Wielu znajomych wrzuca to na facebooka, więc wrzucam i ja wraz z moją, chyba nieco inną od moich kolegów, interpretacją. Ale po kolei.
Tegoroczny noblista z fizyki, Peter Higgs, narzeka bardzo na obecny system produkowania publikacji i mówi m.in.: "Today I wouldn't get an academic job. It's as simple as that. I don't think I would be regarded as productive enough". Cały tekst w The Guardian tu:
Wiele osób komentuje te wypowiedzi w takim tonie: mamy beznadziejny system, po co te publikacje, punkty, impakty, przecież sam noblista wam mówi, że jego badania nie byłyby możliwe, gdyby nasz system, funkcjonował w roku 1964. Częściowo oczywiście trzeba przyznać rację tej krytyce i dobrze jest kiedy wszelkie przegięcia są wyciągane na światło dzienne, a niesprawność systemu jasno pokazana celem jego weryfikacji. Ale taka interpretacja jest dość naiwna i ma kilka słabych punktów:
1. Żeby wiarygodnie porównać sprawność systemu kiedyś i dziś powinniśmy wiedzieć ilu innych "Higgsów" nie odkryło swojego "bozonu" ponieważ system panujący w roku 1964 ich blokował. Wiemy, że obecnie Higgs nie miałby szans, ale czy wiemy ilu geniuszy nie miało szansy w roku 1964? Oczywiście nie! W roku 1964 także obowiązywał jakiś system, który filtrował "kandydatów na noblistę" i część z nich odrzucał. To, że Higgs nie miałby szans dziś nie jest wcale dowodem, że kiedyś było lepiej.

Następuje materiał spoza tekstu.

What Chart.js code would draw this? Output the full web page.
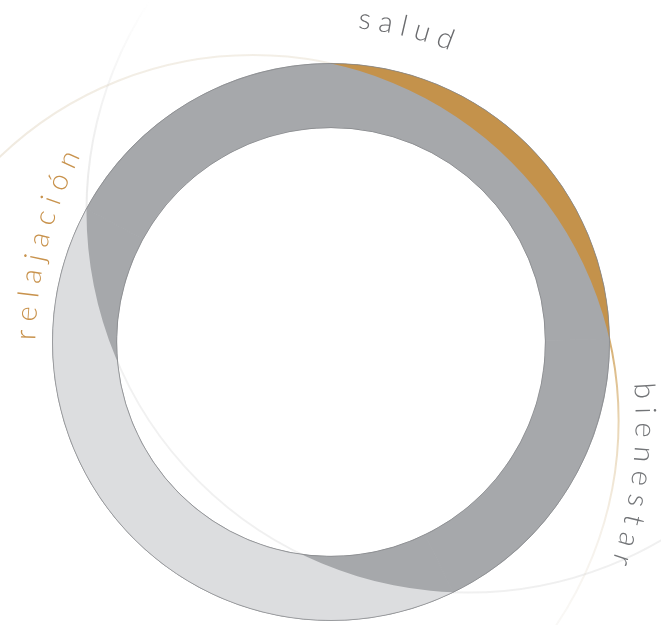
<!DOCTYPE html>
<html>
<head>
<meta charset="utf-8">
<script src="https://cdn.jsdelivr.net/npm/chart.js@4.4.1/dist/chart.umd.min.js"></script>
<style>
html,body{margin:0;padding:0;background:#ffffff;}
#wrap{width:661px;height:625px;position:relative;}
</style>
</head>
<body>
<div id="wrap"><canvas id="c" width="661" height="625"></canvas></div>
<script>
// ---- data ----
// ring segments, clockwise from the top, as degrees of the outer rim
const segmentNames = ['salud', 'bienestar', 'relajación', 'bienestar'];
const rimDegrees = [89.5, 64.5, 144.6, 61.4];
// words written around the ring
const labelWords = ['salud', 'bienestar', 'relajación'];

// ---- styles ----
const RING_GREY = '#a6a8ab';
const accentColors = ['#c4924b', null, '#dcdddf', null];
const cutRadiusFactor = [1.313, null, 1.37, null];

const ringArt = {
  id: 'ringArt',
  afterDatasetsDraw(chart, args, opts) {
    const ctx = chart.ctx;
    const W = chart.width, H = chart.height;
    const meta = chart.getDatasetMeta(0);
    let cx = 0, cy = 0, R = 0, r = 0;
    const cuts = [];
    meta.data.forEach((arc, i) => {
      const p = arc.getProps(['x', 'y', 'startAngle', 'endAngle', 'innerRadius', 'outerRadius'], true);
      cx = p.x; cy = p.y; R = p.outerRadius; r = p.innerRadius;
      const k = opts.cutFactor[i];
      if (!k) return;
      const x1 = p.x + R * Math.cos(p.startAngle), y1 = p.y + R * Math.sin(p.startAngle);
      const x2 = p.x + R * Math.cos(p.endAngle), y2 = p.y + R * Math.sin(p.endAngle);
      const mx = (x1 + x2) / 2, my = (y1 + y2) / 2;
      const h = Math.hypot(x2 - x1, y2 - y1) / 2;
      const rc = k * R;
      const d = Math.sqrt(Math.max(rc * rc - h * h, 0));
      let ux = p.x - mx, uy = p.y - my;
      const L = Math.hypot(ux, uy) || 1; ux /= L; uy /= L;
      const ccx = mx + ux * d, ccy = my + uy * d;
      cuts.push({ i, ccx, ccy, rc });
      ctx.save();
      ctx.beginPath();
      ctx.arc(p.x, p.y, R, p.startAngle, p.endAngle);
      ctx.arc(p.x, p.y, p.innerRadius, p.endAngle, p.startAngle, true);
      ctx.closePath();
      ctx.clip();
      ctx.beginPath();
      ctx.rect(0, 0, W, H);
      ctx.arc(ccx, ccy, rc, 0, Math.PI * 2);
      ctx.clip('evenodd');
      ctx.fillStyle = opts.accent[i];
      ctx.fillRect(0, 0, W, H);
      ctx.restore();
    });

    // thin decorative circles, only outside the ring band
    cuts.forEach(c => {
      ctx.save();
      ctx.beginPath();
      ctx.rect(0, 0, W, H);
      ctx.arc(cx, cy, R + 0.5, 0, Math.PI * 2);
      ctx.moveTo(cx + r - 0.5, cy);
      ctx.arc(cx, cy, r - 0.5, 0, Math.PI * 2);
      ctx.clip('evenodd');
      let g;
      if (c.i === 0) {
        g = ctx.createLinearGradient(0, 0, 0, H);
        g.addColorStop(0.0, 'rgba(225,215,195,0.35)');
        g.addColorStop(0.3, 'rgba(220,205,180,0.45)');
        g.addColorStop(0.52, 'rgba(205,155,80,0.9)');
        g.addColorStop(0.68, 'rgba(215,180,120,0.55)');
        g.addColorStop(0.85, 'rgba(228,215,195,0.35)');
        g.addColorStop(1.0, 'rgba(232,228,220,0.25)');
      } else {
        g = ctx.createLinearGradient(0, 0, 0, H);
        g.addColorStop(0.0, 'rgba(205,205,205,0.0)');
        g.addColorStop(0.12, 'rgba(205,205,205,0.2)');
        g.addColorStop(0.3, 'rgba(205,205,205,0.4)');
        g.addColorStop(0.6, 'rgba(210,210,210,0.3)');
        g.addColorStop(1.0, 'rgba(210,210,210,0.35)');
      }
      ctx.strokeStyle = g;
      ctx.lineWidth = 2;
      ctx.beginPath();
      ctx.arc(c.ccx, c.ccy, c.rc, 0, Math.PI * 2);
      ctx.stroke();
      ctx.restore();
    });

    // ring outlines
    ctx.save();
    ctx.strokeStyle = 'rgba(125,127,130,0.6)';
    ctx.lineWidth = 1;
    ctx.beginPath();
    ctx.arc(cx, cy, R, 0, Math.PI * 2);
    ctx.stroke();
    ctx.beginPath();
    ctx.arc(cx, cy, r, 0, Math.PI * 2);
    ctx.stroke();
    ctx.restore();

    // words around the ring
    ctx.save();
    ctx.font = opts.font;
    ctx.textAlign = 'center';
    ctx.textBaseline = 'alphabetic';
    opts.words.forEach((wcfg, wi) => {
      const text = Array.from(labelWords[wi]);
      const ox = cx + wcfg.ox * R, oy = cy + wcfg.oy * R;
      const rb = wcfg.rb * R;
      const widths = text.map(ch => ctx.measureText(ch).width);
      const arcLen = rb * (wcfg.a1 - wcfg.a0) * Math.PI / 180;
      let base = 0;
      for (let k = 0; k < text.length - 1; k++) base += (widths[k] + widths[k + 1]) / 2;
      const sp = (arcLen - base) / (text.length - 1);
      let s = 0;
      ctx.fillStyle = wcfg.color;
      text.forEach((ch, k) => {
        if (k > 0) s += (widths[k - 1] + widths[k]) / 2 + sp;
        const th = wcfg.a0 * Math.PI / 180 + s / rb;
        ctx.save();
        ctx.translate(ox + rb * Math.cos(th), oy + rb * Math.sin(th));
        ctx.rotate(th + Math.PI / 2);
        ctx.fillText(ch, 0, 0);
        ctx.restore();
      });
    });
    ctx.restore();
  }
};

new Chart(document.getElementById('c'), {
  type: 'doughnut',
  data: {
    labels: segmentNames,
    datasets: [{
      data: rimDegrees,
      backgroundColor: RING_GREY,
      borderColor: RING_GREY,
      borderWidth: 1,
      hoverOffset: 0,
      offset: 0
    }]
  },
  options: {
    responsive: false,
    animation: false,
    devicePixelRatio: 1,
    cutout: '77%',
    rotation: 0,
    circumference: 360,
    layout: { padding: { top: 63, bottom: 4, left: 52, right: 51 } },
    events: [],
    plugins: {
      legend: { display: false },
      tooltip: { enabled: false },
      ringArt: {
        accent: accentColors,
        cutFactor: cutRadiusFactor,
        font: '300 29px Lato, "Open Sans", sans-serif',
        words: [
          { color: '#6a6b6e', ox: 0, oy: 0, rb: 1.13, a0: -84.0, a1: -69.3 },
          { color: '#727477', ox: -0.471, oy: 0.281, rb: 1.565, a0: -3.8, a1: 18.3 },
          { color: '#c8924c', ox: 0.471, oy: 0.018, rb: 1.533, a0: 181.6, a1: 205.5 }
        ]
      }
    }
  },
  plugins: [ringArt]
});
</script>
</body>
</html>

2. Pytanie bardziej ogólne - czy nauczeni przykładem Higgsa, powinniśmy rezygnować ze stosowanych obecnie kryteriów oceniania i filtrowania naukowców (np. publikacje) by przypadkiem nie zastopować kariery współczesnego Higgsa, który jest dziś dopiero studentem/doktorantem? Da ktoś gwarancję, że taki ruch nie przyniesie nam więcej szkody niż pożytku? Pomyślcie koleżanki i koledzy co się stanie w wyniku takiego "uwolnienia" - ocalimy "Higgsa" ale przy okazji wpuścimy tych odrobinę mniej zdolnych... Idźmy dalej - powołującym się na przykład Higgsa warto przypomnieć, że autorzy tekstu opisują go jako człowieka, który "never sent an email, browsed the internet or even made a mobile phone call".
Widać więc, że poszukiwania potencjalnego noblisty powinny zatoczyć
szerszy krąg - ciekaw jestem jaka lekcja dla konstruowania systemu idealnego płynie z faktu, że
noblista nie korzysta z internetu?
3. Pokrzepieni wsparciem noblisty widzimy już w wyobraźni świat idealny, w którym nie ma punktów, sprawozdań,
dorobku, ocen, każdy pracuje jak i ile chce, powstają jak grzyby po
deszczu nowe odkrycia, przełomowe badania... To oczywista utopia, jakiś system filtracji musimy mieć z tego prostego powodu, że zasobów jest zdecydowanie za mało, by obdarować nimi wszystkich chętnych do robienia nauki (choćby skromnym wynagrodzeniem, o odczynnikach i komputerze nie wspominając). Więc panie i panowie krytykanci, stawiam pytanie - co proponujecie? Według jakiego klucza chcecie rozdawać środki - mam nadzieję, że nie każdemu według potrzeb?!